Männig

Störfaktor Demokratie

Zunehmend werden demokratische Strukturen von Politik und Wirtschaftsunternehmen als störend empfunden. Sich einmischende Bürger, die der Verwirklichung der Interessen von Unternehmen und Verwaltungen im Weg stehen, sind immer weniger gewünscht. Und so reist ein baden-württembergischer Ministerpräsident schon einmal nach Saudi-Arabien, um sich dort zu informieren, wie Großprojekte in einer absolutistischen Staatsform leichter durchzusetzen sind, und lässt es dort an bewundernden Worten nicht mangeln.

Einen draufgesetzt hat jetzt aber noch die Weltbank. Deren Internationale Bank für Wiederaufbau und Entwicklung hat just ihre aktuelle Studie Doing Business 2011 – Making A Difference for Entrepreneurs (PDF-Datei, 3,6 MB) veröffentlicht, in der sie 183 Staaten der Erde auf ihr wirtschaftsfreundliches Umfeld untersucht. Und siehe da, auf den ersten Plätzen liegen Singapur und die chinesische Sonderwirtschaftszone Hongkong.

Formell eine parlamentarische Republik nach britischem Muster, handelt es sich bei Singapur de facto um einen Einparteienstaat, in dem die Opposition systematisch unterdrückt wird. Politische Diskussionen von mehr als drei Personen erfordern die vorherige Erteilung einer staatliche Lizenz. Singapur vollstreckt weltweit die meisten Todesurteile im Verhältnis zur Bevölkerungsgröße und sanktioniert auch schon Ordnungswidrigkeiten mit Prügelstrafen per Rohrstock.

Hongkong ist zwar eine Sonderwirtschaftszone, gehört jedoch bekanntermaßen seit 1997 wieder zur Volksrepublik China, die ebenfalls nicht eben zu den Musterknaben zählt, was die Förderung oder auch nur die Einhaltung der Menschenrechte betrifft. Wahlen finden in Hongkong statt, jedoch werden diese so gesteuert, dass oppositionelle Parteien nie mehr als die Hälfte der Mandate erreichen können. Eine demokratische Koalition erreichte 2008 zwei Drittel der Wählerstimmen, verfügt damit jedoch nur über 40 % der Abgeordneten. Ohnehin ist nur ein Bruchteil der Einwohner Hongkongs überhaupt wahlberechtigt.

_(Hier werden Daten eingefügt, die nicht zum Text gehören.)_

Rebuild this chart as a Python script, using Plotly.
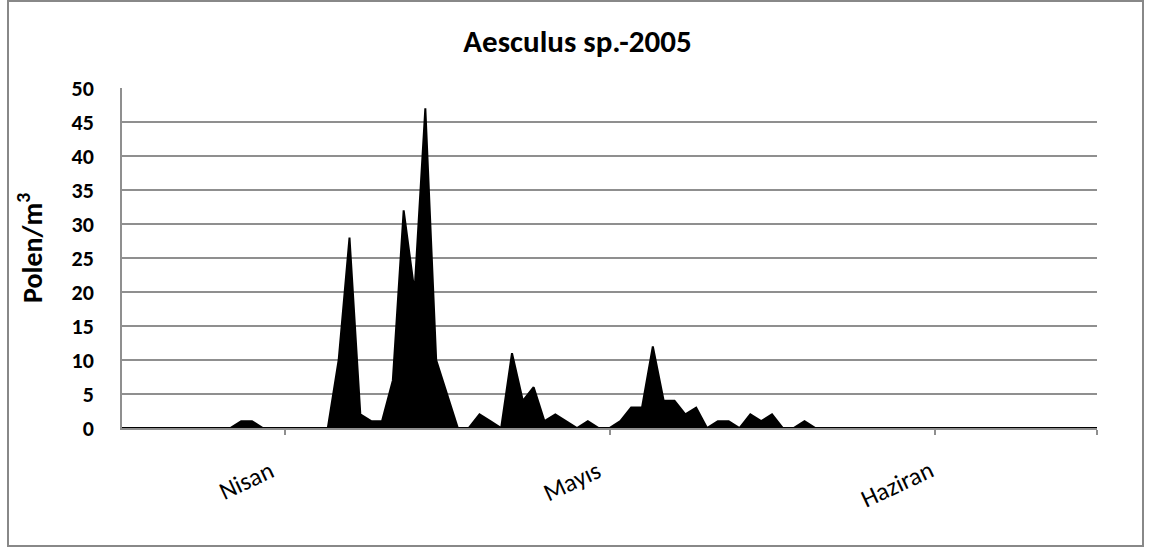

Dies sind also die politischen Systeme, die die Weltbank für mustergültig hält. Diese Staaten und ihre Strukturen hebt sie als besonders wirtschaftsfreundlich hervor und empfiehlt Unternehmen, sich dort anzusiedeln uns diese so zu unterstützen. Nachdem es sich bei der Weltbank um eine Sonderorganisation der Vereinten Nationen handelt, kann diese Einstellung durchaus auch als Trend innerhalb der UN gesehen werden. Ein Trend, der fragwürdig, erschreckend und auf der Grundlage westlich-freiheitlicher Ethik schier unglaublich ist.

Geradezu idyllisch nimmt sich da doch Platz 3 in der Doing-Business-Studie aus, den das südliche Inselreich Neuseeland errungen hat. Doch welche Auswirkungen die Wirtschaftsfreundlichkeit dort schon seit langem hat, das fällt jedem aufmerksamen Neuseeland-Touristen sofort ins Auge: Für die dominierende Landwirtschaft wurden riesige Waldflächen abgeholzt, die nun den 33 Millionen Schafen und über neun Millionen Rindern als Weideland dienen. Diese Flächen sind nun der Erosion ausgesetzt, die in breiten Landstrichen schon massive Spuren hinterlassen hat.

Insgesamt scheint die Studie der Weltbank zu bestätigen: Wirtschaftlicher Erfolg ist nur mit Rücksichtslosigkeit Menschen und Umwelt gegenüber möglich. Der Begriff Corporate Social Responsibility, jüngst zumindest zum Marketingschlagwort geworden, spielt für die UN-Organisation offenbar noch keine Rolle.